## Task objective
Reproduce all the lines below exactly and omit the images.

## Supplied data
============================================================
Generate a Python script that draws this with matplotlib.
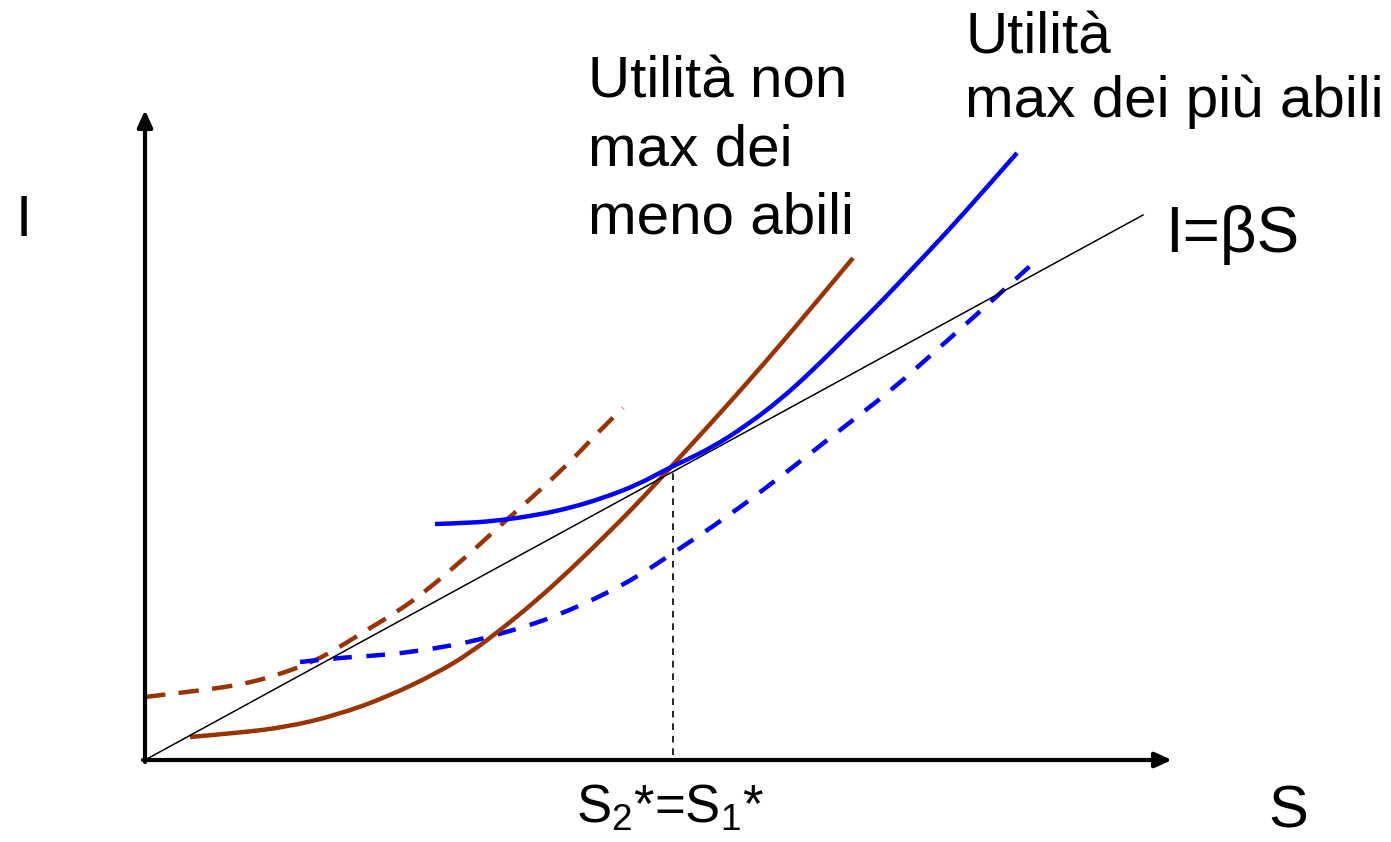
import matplotlib
matplotlib.use("Agg")
import matplotlib.pyplot as plt
from matplotlib.path import Path
from matplotlib.patches import PathPatch

plt.rcParams['font.family'] = ['Liberation Sans', 'DejaVu Sans']
plt.rcParams['mathtext.fontset'] = 'custom'
plt.rcParams['mathtext.rm'] = 'Liberation Sans'
plt.rcParams['mathtext.it'] = 'Liberation Sans'

BROWN = "#993300"
BLUE = "#0000ff"

# curve points (S, I), origin at the axes corner
line_S = [0, 998]
line_I = [0, 545]

blue_S = [290, 325, 358, 392, 425, 458, 492, 522, 535, 568, 602, 635, 668, 702, 735, 768, 802, 835, 872]
blue_I = [236, 237, 240, 245, 252, 262, 275, 291, 297, 313, 335, 360, 390, 424, 457, 492, 528, 565, 607]

blue_dash_S = [155, 192, 225, 258, 292, 325, 358, 392, 425, 458, 492, 528, 582, 638, 695, 748, 795, 848, 885]
blue_dash_I = [98, 102, 104, 107, 112, 118, 127, 137, 150, 165, 183, 207, 243, 285, 330, 371, 413, 460, 494]

brown_S = [45, 92, 142, 192, 242, 292, 325, 358, 392, 425, 458, 492, 525, 568, 602, 635, 668, 708]
brown_I = [23, 27, 33, 45, 63, 87, 107, 132, 160, 190, 222, 256, 292, 339, 377, 415, 454, 502]

brown_dash_S = [0, 33, 75, 108, 138, 168, 198, 225, 255, 282, 308, 332, 358, 382, 408, 432, 455, 478]
brown_dash_I = [63, 67, 72, 78, 87, 98, 115, 132, 150, 170, 192, 213, 237, 258, 282, 305, 330, 352]

S_star = 528


def smooth_curve(ax, xs, ys, **kw):
    # quadratic bezier pieces through the read points, drawn as one path
    pts = list(zip(xs, ys))
    verts = [pts[0]]
    codes = [Path.MOVETO]
    for i in range(1, len(pts) - 1):
        nxt = pts[-1] if i == len(pts) - 2 else ((pts[i][0] + pts[i + 1][0]) / 2,
                                                  (pts[i][1] + pts[i + 1][1]) / 2)
        verts += [pts[i], nxt]
        codes += [Path.CURVE3, Path.CURVE3]
    patch = PathPatch(Path(verts, codes), fill=False, capstyle='butt', **kw)
    ax.add_patch(patch)
    return patch


fig = plt.figure(figsize=(13.91, 8.42), dpi=100)
ax = fig.add_axes([0, 0, 1, 1])
ax.set_xlim(-145, 1391 - 145)
ax.set_ylim(760 - 842, 760)
ax.axis('off')

# axes with arrows
ax.annotate('', xy=(1027, 0), xytext=(-2, 0),
            arrowprops=dict(arrowstyle='-|>,head_length=1.0,head_width=0.45',
                            lw=3, color='black', shrinkA=0, shrinkB=0))
ax.annotate('', xy=(0, 650), xytext=(0, -2),
            arrowprops=dict(arrowstyle='-|>,head_length=1.0,head_width=0.45',
                            lw=3, color='black', shrinkA=0, shrinkB=0))

ax.plot(line_S, line_I, color='black', lw=1.1)

smooth_curve(ax, brown_dash_S, brown_dash_I, edgecolor=BROWN, lw=3.2, linestyle=(0, (4.6, 3.0)))
smooth_curve(ax, blue_dash_S, blue_dash_I, edgecolor=BLUE, lw=3.2, linestyle=(0, (4.2, 3.3)))
smooth_curve(ax, brown_S, brown_I, edgecolor=BROWN, lw=3.2)
smooth_curve(ax, blue_S, blue_I, edgecolor=BLUE, lw=3.2)

ax.plot([S_star, S_star], [5, 288], color='black', lw=1.2, dashes=(4, 3.5))

# labels
fs = 42
ax.text(443, 663, "Utilità non", fontsize=fs, va='baseline')
ax.text(443, 595, "max dei", fontsize=fs, va='baseline')
ax.text(443, 527, "meno abili", fontsize=fs, va='baseline')
ax.text(820, 707, "Utilità", fontsize=fs, va='baseline')
ax.text(820, 643, "max dei più abili", fontsize=fs, va='baseline')
ax.text(1020, 508, "I=βS", fontsize=46, va='baseline')
ax.text(-129, 524, "I", fontsize=42, va='baseline')
ax.text(1123, -67, "S", fontsize=43, va='baseline')
ax.text(431, -63, r"S$_2$*=S$_1$*", fontsize=38, va='baseline')

fig.savefig("out.png", dpi=100)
============================================================
## Answer for this exercise
Generate a Python script that draws this with matplotlib.
import matplotlib
matplotlib.use("Agg")
import matplotlib.pyplot as plt
from matplotlib.path import Path
from matplotlib.patches import PathPatch

plt.rcParams['font.family'] = ['Liberation Sans', 'DejaVu Sans']
plt.rcParams['mathtext.fontset'] = 'custom'
plt.rcParams['mathtext.rm'] = 'Liberation Sans'
plt.rcParams['mathtext.it'] = 'Liberation Sans'

BROWN = "#993300"
BLUE = "#0000ff"

# curve points (S, I), origin at the axes corner
line_S = [0, 998]
line_I = [0, 545]

blue_S = [290, 325, 358, 392, 425, 458, 492, 522, 535, 568, 602, 635, 668, 702, 735, 768, 802, 835, 872]
blue_I = [236, 237, 240, 245, 252, 262, 275, 291, 297, 313, 335, 360, 390, 424, 457, 492, 528, 565, 607]

blue_dash_S = [155, 192, 225, 258, 292, 325, 358, 392, 425, 458, 492, 528, 582, 638, 695, 748, 795, 848, 885]
blue_dash_I = [98, 102, 104, 107, 112, 118, 127, 137, 150, 165, 183, 207, 243, 285, 330, 371, 413, 460, 494]

brown_S = [45, 92, 142, 192, 242, 292, 325, 358, 392, 425, 458, 492, 525, 568, 602, 635, 668, 708]
brown_I = [23, 27, 33, 45, 63, 87, 107, 132, 160, 190, 222, 256, 292, 339, 377, 415, 454, 502]

brown_dash_S = [0, 33, 75, 108, 138, 168, 198, 225, 255, 282, 308, 332, 358, 382, 408, 432, 455, 478]
brown_dash_I = [63, 67, 72, 78, 87, 98, 115, 132, 150, 170, 192, 213, 237, 258, 282, 305, 330, 352]

S_star = 528


def smooth_curve(ax, xs, ys, **kw):
    # quadratic bezier pieces through the read points, drawn as one path
    pts = list(zip(xs, ys))
    verts = [pts[0]]
    codes = [Path.MOVETO]
    for i in range(1, len(pts) - 1):
        nxt = pts[-1] if i == len(pts) - 2 else ((pts[i][0] + pts[i + 1][0]) / 2,
                                                  (pts[i][1] + pts[i + 1][1]) / 2)
        verts += [pts[i], nxt]
        codes += [Path.CURVE3, Path.CURVE3]
    patch = PathPatch(Path(verts, codes), fill=False, capstyle='butt', **kw)
    ax.add_patch(patch)
    return patch


fig = plt.figure(figsize=(13.91, 8.42), dpi=100)
ax = fig.add_axes([0, 0, 1, 1])
ax.set_xlim(-145, 1391 - 145)
ax.set_ylim(760 - 842, 760)
ax.axis('off')

# axes with arrows
ax.annotate('', xy=(1027, 0), xytext=(-2, 0),
            arrowprops=dict(arrowstyle='-|>,head_length=1.0,head_width=0.45',
                            lw=3, color='black', shrinkA=0, shrinkB=0))
ax.annotate('', xy=(0, 650), xytext=(0, -2),
            arrowprops=dict(arrowstyle='-|>,head_length=1.0,head_width=0.45',
                            lw=3, color='black', shrinkA=0, shrinkB=0))

ax.plot(line_S, line_I, color='black', lw=1.1)

smooth_curve(ax, brown_dash_S, brown_dash_I, edgecolor=BROWN, lw=3.2, linestyle=(0, (4.6, 3.0)))
smooth_curve(ax, blue_dash_S, blue_dash_I, edgecolor=BLUE, lw=3.2, linestyle=(0, (4.2, 3.3)))
smooth_curve(ax, brown_S, brown_I, edgecolor=BROWN, lw=3.2)
smooth_curve(ax, blue_S, blue_I, edgecolor=BLUE, lw=3.2)

ax.plot([S_star, S_star], [5, 288], color='black', lw=1.2, dashes=(4, 3.5))

# labels
fs = 42
ax.text(443, 663, "Utilità non", fontsize=fs, va='baseline')
ax.text(443, 595, "max dei", fontsize=fs, va='baseline')
ax.text(443, 527, "meno abili", fontsize=fs, va='baseline')
ax.text(820, 707, "Utilità", fontsize=fs, va='baseline')
ax.text(820, 643, "max dei più abili", fontsize=fs, va='baseline')
ax.text(1020, 508, "I=βS", fontsize=46, va='baseline')
ax.text(-129, 524, "I", fontsize=42, va='baseline')
ax.text(1123, -67, "S", fontsize=43, va='baseline')
ax.text(431, -63, r"S$_2$*=S$_1$*", fontsize=38, va='baseline')

fig.savefig("out.png", dpi=100)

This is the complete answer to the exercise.